**TASK GOAL**
Write the data out again, character for character, with no images.

* BEGIN *

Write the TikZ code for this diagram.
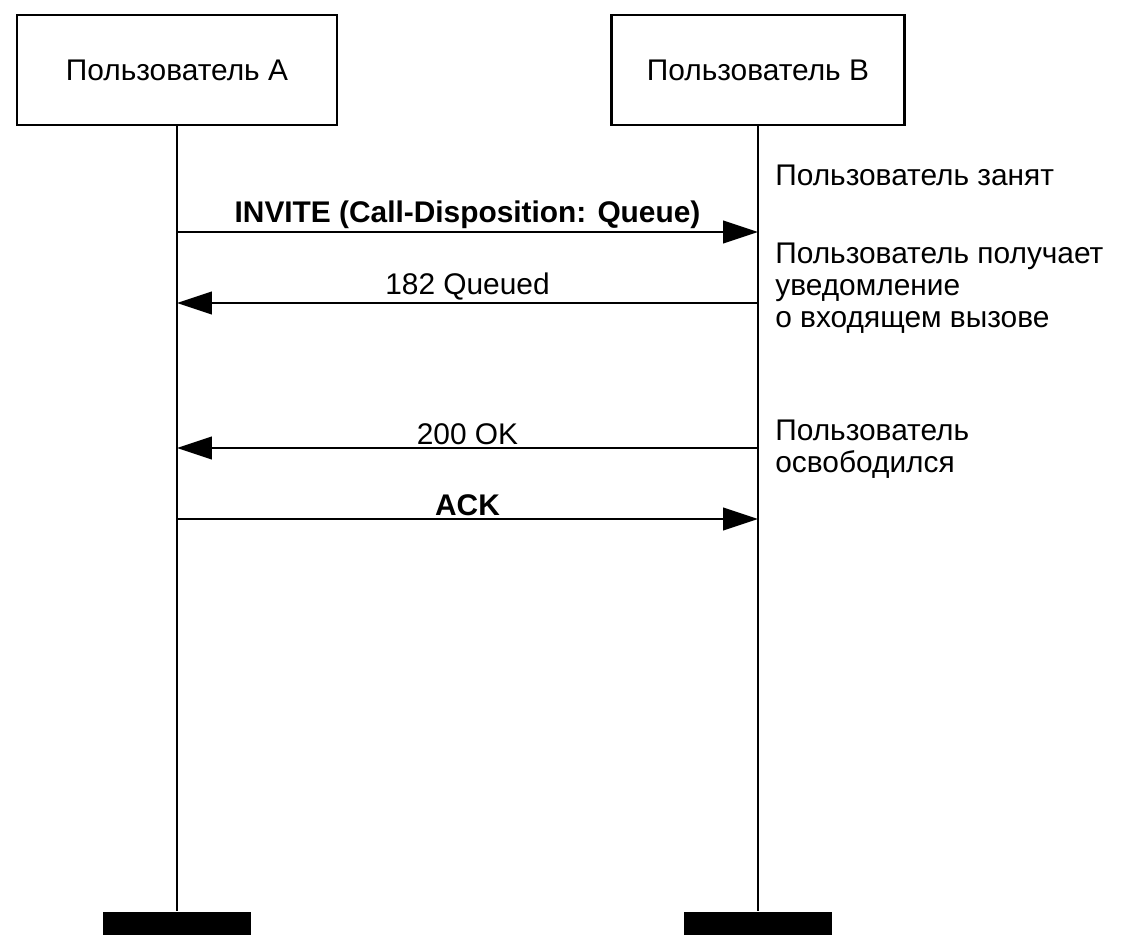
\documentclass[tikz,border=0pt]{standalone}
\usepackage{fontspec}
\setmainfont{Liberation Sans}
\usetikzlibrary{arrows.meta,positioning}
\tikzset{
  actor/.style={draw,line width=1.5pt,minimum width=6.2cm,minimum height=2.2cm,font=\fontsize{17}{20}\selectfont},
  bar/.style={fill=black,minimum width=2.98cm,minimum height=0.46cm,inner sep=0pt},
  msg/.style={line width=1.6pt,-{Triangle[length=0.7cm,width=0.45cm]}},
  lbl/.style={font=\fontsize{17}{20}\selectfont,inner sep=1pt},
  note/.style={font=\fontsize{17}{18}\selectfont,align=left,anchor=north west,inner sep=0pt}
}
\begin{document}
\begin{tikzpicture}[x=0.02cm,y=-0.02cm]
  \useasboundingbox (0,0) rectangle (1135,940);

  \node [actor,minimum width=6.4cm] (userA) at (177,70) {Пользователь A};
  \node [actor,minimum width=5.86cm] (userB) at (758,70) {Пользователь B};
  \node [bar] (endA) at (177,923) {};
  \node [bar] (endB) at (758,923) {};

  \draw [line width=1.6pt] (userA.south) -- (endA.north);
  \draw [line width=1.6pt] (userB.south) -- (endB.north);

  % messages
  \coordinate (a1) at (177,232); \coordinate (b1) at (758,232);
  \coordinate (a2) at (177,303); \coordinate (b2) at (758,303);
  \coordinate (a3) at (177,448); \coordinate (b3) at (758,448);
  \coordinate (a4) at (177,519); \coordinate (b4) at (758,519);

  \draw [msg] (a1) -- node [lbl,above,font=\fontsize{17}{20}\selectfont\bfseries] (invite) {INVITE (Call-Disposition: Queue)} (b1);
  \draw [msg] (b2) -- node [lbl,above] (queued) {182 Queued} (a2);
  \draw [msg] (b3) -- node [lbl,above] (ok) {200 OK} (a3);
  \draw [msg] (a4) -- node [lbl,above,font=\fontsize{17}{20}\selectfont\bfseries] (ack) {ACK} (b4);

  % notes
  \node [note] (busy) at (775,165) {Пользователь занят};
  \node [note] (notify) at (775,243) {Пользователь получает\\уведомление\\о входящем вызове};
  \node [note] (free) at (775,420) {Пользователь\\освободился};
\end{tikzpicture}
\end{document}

* END *

**TASK RESPONSE**
Write the TikZ code for this diagram.
\documentclass[tikz,border=0pt]{standalone}
\usepackage{fontspec}
\setmainfont{Liberation Sans}
\usetikzlibrary{arrows.meta,positioning}
\tikzset{
  actor/.style={draw,line width=1.5pt,minimum width=6.2cm,minimum height=2.2cm,font=\fontsize{17}{20}\selectfont},
  bar/.style={fill=black,minimum width=2.98cm,minimum height=0.46cm,inner sep=0pt},
  msg/.style={line width=1.6pt,-{Triangle[length=0.7cm,width=0.45cm]}},
  lbl/.style={font=\fontsize{17}{20}\selectfont,inner sep=1pt},
  note/.style={font=\fontsize{17}{18}\selectfont,align=left,anchor=north west,inner sep=0pt}
}
\begin{document}
\begin{tikzpicture}[x=0.02cm,y=-0.02cm]
  \useasboundingbox (0,0) rectangle (1135,940);

  \node [actor,minimum width=6.4cm] (userA) at (177,70) {Пользователь A};
  \node [actor,minimum width=5.86cm] (userB) at (758,70) {Пользователь B};
  \node [bar] (endA) at (177,923) {};
  \node [bar] (endB) at (758,923) {};

  \draw [line width=1.6pt] (userA.south) -- (endA.north);
  \draw [line width=1.6pt] (userB.south) -- (endB.north);

  % messages
  \coordinate (a1) at (177,232); \coordinate (b1) at (758,232);
  \coordinate (a2) at (177,303); \coordinate (b2) at (758,303);
  \coordinate (a3) at (177,448); \coordinate (b3) at (758,448);
  \coordinate (a4) at (177,519); \coordinate (b4) at (758,519);

  \draw [msg] (a1) -- node [lbl,above,font=\fontsize{17}{20}\selectfont\bfseries] (invite) {INVITE (Call-Disposition: Queue)} (b1);
  \draw [msg] (b2) -- node [lbl,above] (queued) {182 Queued} (a2);
  \draw [msg] (b3) -- node [lbl,above] (ok) {200 OK} (a3);
  \draw [msg] (a4) -- node [lbl,above,font=\fontsize{17}{20}\selectfont\bfseries] (ack) {ACK} (b4);

  % notes
  \node [note] (busy) at (775,165) {Пользователь занят};
  \node [note] (notify) at (775,243) {Пользователь получает\\уведомление\\о входящем вызове};
  \node [note] (free) at (775,420) {Пользователь\\освободился};
\end{tikzpicture}
\end{document}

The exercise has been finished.